Sources inform ''Globes'' that Evergreen Venture Partners recently closed a $20 million annex for its fourth fund, which was raised in 2002. The Evergreen IV Fund now has $163 million under management, including the annex. Jacob Burak and Yaakov Neeman founded Evergreen in 1987. It currently manages five funds. The Evergreen V Fund raised $200 million in 2006.
Evergreen general partner Erez Shachar said that the annex was raised from the fund's current investors, and that a major effort was made to avoid conflicts of interest between investors in the Evergreen IV Fund who did not participate in the fundraising for the annex and the investors who did.
Shachar added that Evergreen worked hard to find a formula that would minimize the harm to previous investors in the fund on one hand, while not causing the new investors to feel harmed on the other.
"Globes": That sounds rather like trying to square a circle.

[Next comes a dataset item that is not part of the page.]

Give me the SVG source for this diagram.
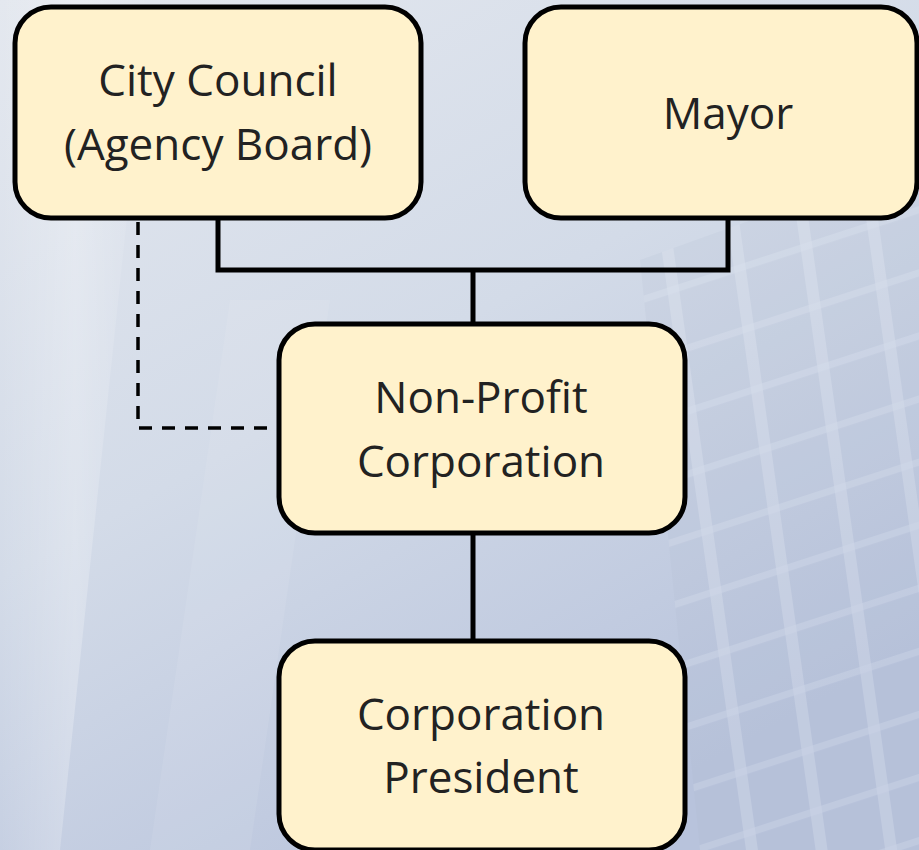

Shachar: "We learned from previous crises and from the previous cycle of fundraising for annexes for funds held in 2001 and 2002 that the problems are a conflict between the current investors in the fund and the investors in the annex. The new investors ostensibly invest in part of the portfolio, and the previous investors who invested in all the portfolio companies are less pleased. In order to prevent a conflict between the current investors and the new ones, we decided to increase the fund so that the capital raised now would go into the fund's general pool. In this way, both the new and the old investors will be partners on an equal footing."
Who are the new investors?
"All the investors in the annex are investors who previously invested in the fund and decided to supplement it. Although not all the investors could join, those who did join were investors in the Evergreen IV Fund."
The Evergreen IV Fund no longer invests in new companies, and all its available capital is channeled to its portfolio companies as follow-on investments and to keep the fund's proportionate holding in the companies whose future it believes in.